[REVUE DE PRESSE] Les pénuries de médicaments utilisés en psychiatrie se succèdent en France depuis le début de l’année. Ainsi, 14 médicaments psychotropes sont actuellement concernés par des tensions ou des ruptures, selon les bulletins de l’Agence nationale de sécurité du médicament et des produits de santé (ANSM).
Ces pénuries sont problématiques pour les personnes sous traitement concernées par un trouble psychique, comme le rapportent médias et réseaux sociaux. Les solutions mises en place par les autorités sanitaires, les médecins ou les pharmaciens relèvent de la débrouille – comme la distribution par plaquettes et non plus par boîtes pour limiter le gaspillage. Les regards se tournent vers l’Europe, qui pourrait peser davantage et initier des changements structurels.
Les médicaments touchés, pour beaucoup considérés “essentiels” par le ministère de la Santé, sont des neuroleptiques (également appelés antipsychotiques), par exemple la quétiapine, l’olanzapine injectable à libération prolongée, la palipéridone injectable à libération prolongée ; des stabilisants de l’humeur, par exemple le lithium ; des antidépresseurs, par exemple la sertraline. La situation était qualifiée “d’intenable”, le 25 avril, par les représentants des patients, des proches et des professionnels de la santé mentale.
Pour les personnes concernées, la situation suscite de l’anxiété, au minimum. Médiatrice de santé paire, Juliette Vaillant qualifie la situation de “stressante”. “Je pars à la pharmacie tenter ma chance, il leur reste une boîte ! On se réjouit d’un rien, c’est dingue”, ironise-t-elle dans un post.
De son côté, le journaliste Baptiste des Monstiers a dévoilé son trouble du neurodéveloppement (le TDAH) et alerté du même coup sur les pénuries : “Ca fait deux ans que le traitement que je prends est en ruptures [régulières], des milliers de patients comme moi vivent avec une épée de Damoclès au-dessus de la tête, ils ont une vie stabilisée et du jour au lendemain, ils pourraient voir leur monde s’effondrer”.
- Voir son témoignage dans l’émission de M6 La grande semaine sur LinkedIn
Il existe une alternative aux médicaments fabriqués par les firmes pharmaceutiques, les préparations dites magistrales, c’est à dire réalisées sur mesure par un pharmacien – à condition que le principe actif ne soit pas lui-même en rupture. Avec ce mode de production, le dosage reste le même. Néanmoins, certains s’interrogent sur les éventuels effets négatifs d’un tel changement. Le psychiatre David Masson cite le cas de Florence, concernée par des troubles bipolaires. Après le passage à une préparation magistrale, cette patiente a vécu une “rechute dépressive difficile avec angoisse massive”, écrit-il. Sans qu’un lien de cause à effet puisse être établi pour autant.

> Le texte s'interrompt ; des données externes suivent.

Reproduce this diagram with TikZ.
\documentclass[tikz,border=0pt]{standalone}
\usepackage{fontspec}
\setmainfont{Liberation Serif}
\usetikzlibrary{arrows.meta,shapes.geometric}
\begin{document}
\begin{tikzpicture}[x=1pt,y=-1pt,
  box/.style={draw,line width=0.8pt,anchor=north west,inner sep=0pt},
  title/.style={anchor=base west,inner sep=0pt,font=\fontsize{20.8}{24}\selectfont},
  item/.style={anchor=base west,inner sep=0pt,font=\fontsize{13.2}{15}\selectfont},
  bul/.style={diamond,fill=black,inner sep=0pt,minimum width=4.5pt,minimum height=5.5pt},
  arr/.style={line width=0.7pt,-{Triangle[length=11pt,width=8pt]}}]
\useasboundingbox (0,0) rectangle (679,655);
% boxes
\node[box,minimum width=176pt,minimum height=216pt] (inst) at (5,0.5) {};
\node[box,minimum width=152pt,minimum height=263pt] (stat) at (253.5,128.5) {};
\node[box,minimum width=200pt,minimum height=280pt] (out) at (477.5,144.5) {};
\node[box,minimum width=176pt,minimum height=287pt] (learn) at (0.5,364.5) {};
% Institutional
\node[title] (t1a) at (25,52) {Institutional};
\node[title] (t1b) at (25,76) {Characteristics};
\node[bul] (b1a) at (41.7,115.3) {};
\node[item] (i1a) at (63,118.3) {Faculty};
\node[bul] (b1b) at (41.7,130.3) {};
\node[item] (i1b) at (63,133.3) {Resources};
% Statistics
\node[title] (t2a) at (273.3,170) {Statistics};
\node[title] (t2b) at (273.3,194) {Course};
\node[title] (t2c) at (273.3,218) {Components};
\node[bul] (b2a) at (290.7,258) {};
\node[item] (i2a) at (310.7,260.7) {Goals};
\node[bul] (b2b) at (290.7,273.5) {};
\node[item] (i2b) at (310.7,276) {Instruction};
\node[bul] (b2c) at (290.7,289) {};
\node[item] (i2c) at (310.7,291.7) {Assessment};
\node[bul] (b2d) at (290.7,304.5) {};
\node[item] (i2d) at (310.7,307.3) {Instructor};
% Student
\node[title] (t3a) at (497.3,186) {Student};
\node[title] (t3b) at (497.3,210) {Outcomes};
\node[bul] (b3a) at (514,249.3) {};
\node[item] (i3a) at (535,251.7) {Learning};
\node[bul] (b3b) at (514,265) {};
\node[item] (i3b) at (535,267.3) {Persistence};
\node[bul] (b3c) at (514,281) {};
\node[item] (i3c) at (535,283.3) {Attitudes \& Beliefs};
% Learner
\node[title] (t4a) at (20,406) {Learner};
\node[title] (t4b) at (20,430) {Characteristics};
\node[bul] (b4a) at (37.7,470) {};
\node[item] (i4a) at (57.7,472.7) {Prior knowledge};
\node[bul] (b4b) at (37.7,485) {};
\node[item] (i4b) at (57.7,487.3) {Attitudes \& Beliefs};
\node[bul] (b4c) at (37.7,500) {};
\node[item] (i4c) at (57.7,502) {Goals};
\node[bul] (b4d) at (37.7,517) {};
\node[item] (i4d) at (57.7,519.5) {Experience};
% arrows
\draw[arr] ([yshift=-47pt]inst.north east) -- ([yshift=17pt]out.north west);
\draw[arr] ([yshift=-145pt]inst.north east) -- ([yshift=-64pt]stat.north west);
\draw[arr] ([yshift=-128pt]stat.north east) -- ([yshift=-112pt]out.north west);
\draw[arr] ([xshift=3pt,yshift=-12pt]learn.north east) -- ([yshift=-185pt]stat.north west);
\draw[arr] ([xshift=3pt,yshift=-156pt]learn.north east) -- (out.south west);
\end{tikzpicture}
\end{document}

Il est difficile, à ce jour, de mesurer les effets de ces pénuries pour les patients, même si un suivi de pharmacovigilance a été mis en place par l’Agence du médicament. “On ne va pas évaluer les conséquences, prédit Claude Filkenstein, présidente de la Fédération nationale des association d’usagers en psychiatrie (Fnapsy). J’ai vu écrit 2 personnes qui ont décompensé [rechuté] dans toute la France, nous on en a déjà beaucoup plus !”
- Regarder l’émission du 26 avril sur BFM TV
Comment en est-on arrivé à manquer à ce point de médicaments ? La production est aujourd’hui mondialisée, soumise aux lois du marché. Dans leur tribune publiée le 15 avril dans le quotidien Le Monde, 4 psychiatres invoquent la délocalisation de la production de certains principes actifs, et un système français de fixation des prix parfois jugé insuffisamment rémunérateur par l’industrie pharmaceutique.

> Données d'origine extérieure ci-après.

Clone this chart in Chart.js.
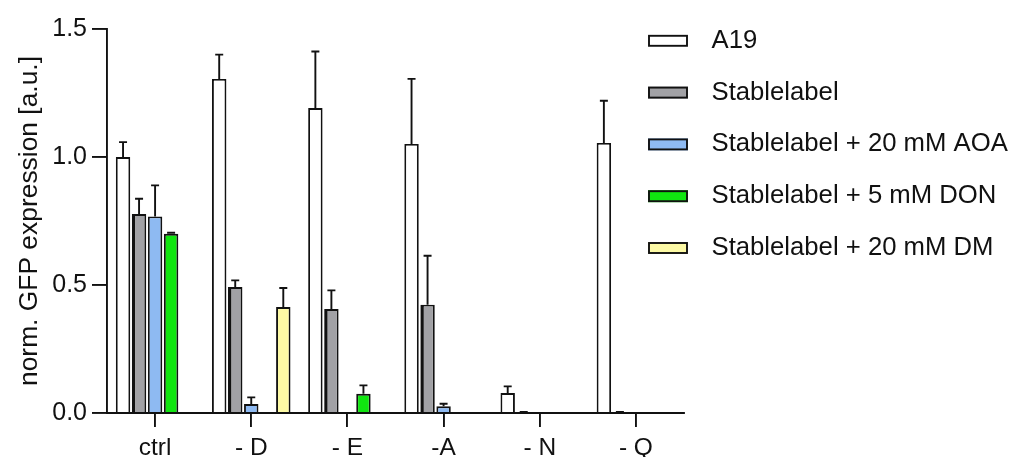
<!DOCTYPE html>
<html>
<head>
<meta charset="utf-8">
<title>GFP expression</title>
<script src="https://cdn.jsdelivr.net/npm/chart.js@4"></script>
<style>
  html, body { margin: 0; padding: 0; background: #fff; }
  #wrap { width: 1011px; height: 457px; }
</style>
</head>
<body>
<div id="wrap"><canvas id="chart"></canvas></div>
<script>
'use strict';

// amino acid dropout conditions
var conditions = ['ctrl', '- D', '- E', '-A', '- N', '- Q'];
var yTicks = [0, 0.5, 1.0, 1.5];

// mean values, null = not measured
var a19 = [1.00, 1.305, 1.191, 1.051, 0.078, 1.055];
var stablelabel = [0.777, 0.492, 0.406, 0.423, 0, 0];
var aoa = [0.768, 0.035, null, 0.026, null, null];
var don = [0.700, null, 0.075, null, null, null];
var dm = [null, 0.414, null, null, null, null];

// upper error (SD)
var a19Err = [0.058, 0.095, 0.221, 0.254, 0.026, 0.165];
var stablelabelErr = [0.060, 0.026, 0.073, 0.191, 0.004, 0.004];
var aoaErr = [0.121, 0.026, null, 0.010, null, null];
var donErr = [0.004, null, 0.033, null, null, null];
var dmErr = [null, 0.074, null, null, null, null];

Chart.defaults.font.family = "'Liberation Sans', Arial, sans-serif";
Chart.defaults.color = '#111';

function dataset(label, data, errors, color, leftBorder) {
    return {
        label: label,
        data: data,
        errors: errors,
        backgroundColor: color,
        borderColor: '#111',
        borderWidth: { top: 1.9, right: 1.9, bottom: 0, left: leftBorder || 1.9 },
        borderSkipped: false
    };
}

var errorBars = {
    id: 'errorBars',
    afterDatasetsDraw: function (chart) {
        var ctx = chart.ctx;
        var y = chart.scales.y;
        ctx.save();
        ctx.strokeStyle = '#111';
        ctx.lineWidth = 1.9;
        chart.data.datasets.forEach(function (ds, i) {
            chart.getDatasetMeta(i).data.forEach(function (bar, j) {
                var v = ds.data[j], e = ds.errors[j];
                if (v === null || e === null) return;
                var top = y.getPixelForValue(v + e);
                ctx.beginPath();
                ctx.moveTo(bar.x, y.getPixelForValue(v));
                ctx.lineTo(bar.x, top);
                ctx.moveTo(bar.x - 4, top);
                ctx.lineTo(bar.x + 4, top);
                ctx.stroke();
            });
        });
        ctx.restore();
    }
};

// legend on the right, drawn over the free space next to the bars
var sideLegend = {
    id: 'sideLegend',
    afterDraw: function (chart) {
        var ctx = chart.ctx;
        ctx.save();
        ctx.font = '25.7px ' + Chart.defaults.font.family;
        ctx.textBaseline = 'middle';
        ctx.textAlign = 'left';
        chart.data.datasets.forEach(function (ds, i) {
            var cy = 40.8 + i * 51.8;
            ctx.fillStyle = ds.backgroundColor;
            ctx.fillRect(648, cy - 6, 40, 12);
            ctx.strokeStyle = '#111';
            ctx.lineWidth = 1.9;
            ctx.strokeRect(649, cy - 5, 38, 10);
            ctx.fillStyle = '#111';
            ctx.fillText(ds.label, 711.5, cy);
        });
        ctx.restore();
    }
};

new Chart(document.getElementById('chart'), {
    type: 'bar',
    data: {
        labels: conditions,
        datasets: [
            dataset('A19', a19, a19Err, '#ffffff'),
            dataset('Stablelabel', stablelabel, stablelabelErr, '#a1a1a5', 3.5),
            dataset('Stablelabel + 20 mM AOA', aoa, aoaErr, '#8ebaf2'),
            dataset('Stablelabel + 5 mM DON', don, donErr, '#10e610'),
            dataset('Stablelabel + 20 mM DM', dm, dmErr, '#fdfaa5')
        ]
    },
    options: {
        responsive: true,
        maintainAspectRatio: false,
        animation: false,
        categoryPercentage: 0.833,
        barPercentage: 0.9,
        layout: { padding: { left: 0, top: 29, right: 327, bottom: 0 } },
        plugins: {
            legend: { display: false },
            tooltip: { enabled: false }
        },
        scales: {
            x: {
                grid: { offset: false, drawOnChartArea: false, tickLength: 14, color: '#111', lineWidth: 1.9 },
                border: { display: true, color: '#111', width: 1.9 },
                ticks: { font: { size: 24.5 }, padding: 7, color: '#111', maxRotation: 0 },
                afterFit: function (scale) { scale.height = 44; }
            },
            y: {
                min: 0,
                max: 1.5,
                afterBuildTicks: function (scale) {
                    scale.ticks = yTicks.map(function (v) { return { value: v }; });
                },
                grid: { drawOnChartArea: false, tickLength: 15, color: '#111', lineWidth: 1.9 },
                border: { display: true, color: '#111', width: 1.9 },
                ticks: {
                    font: { size: 25 },
                    padding: 5,
                    color: '#111',
                    callback: function (v) { return Number(v).toFixed(1); }
                },
                title: {
                    display: true,
                    text: 'norm. GFP expression [a.u.]',
                    font: { size: 26.4 },
                    color: '#111',
                    padding: { top: 14, bottom: 0 }
                },
                afterFit: function (scale) { scale.width = 107; }
            }
        }
    },
    plugins: [errorBars, sideLegend]
});
</script>
</body>
</html>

- Lire la dépêche de l’Agence France presse sur Ici
- Regarder l’enquête de Julie Lotz “Pénuries de médicaments, les labos font-ils la loi ?” dans l’émission Cash Investigation du 9 janvier sur France 2
Le salut viendra-t-il de l’Europe ? La Commission européenne a proposé le 11 mars une “loi sur les médicaments critiques” pour améliorer la sécurité de l’approvisionnement, prévoyant l’achat groupé de médicaments entre états européens et des incitations à la relocalisation de la production.
- Ecouter la chronique du 14 mars par Stéphane Geneste sur RFI
Mais des questions restent posées. “La proposition étant désormais soumise au processus législatif, les députés devraient introduire des amendements visant [notamment] à coordonner les mesures de stockage [d’urgence]” écrivent les journalistes Gerardo Fortuna et Marta Iraola Iribarren sur Euronews, afin d’encourager le partage des médicaments et la solidarité entre les pays européens en cas de pénuries.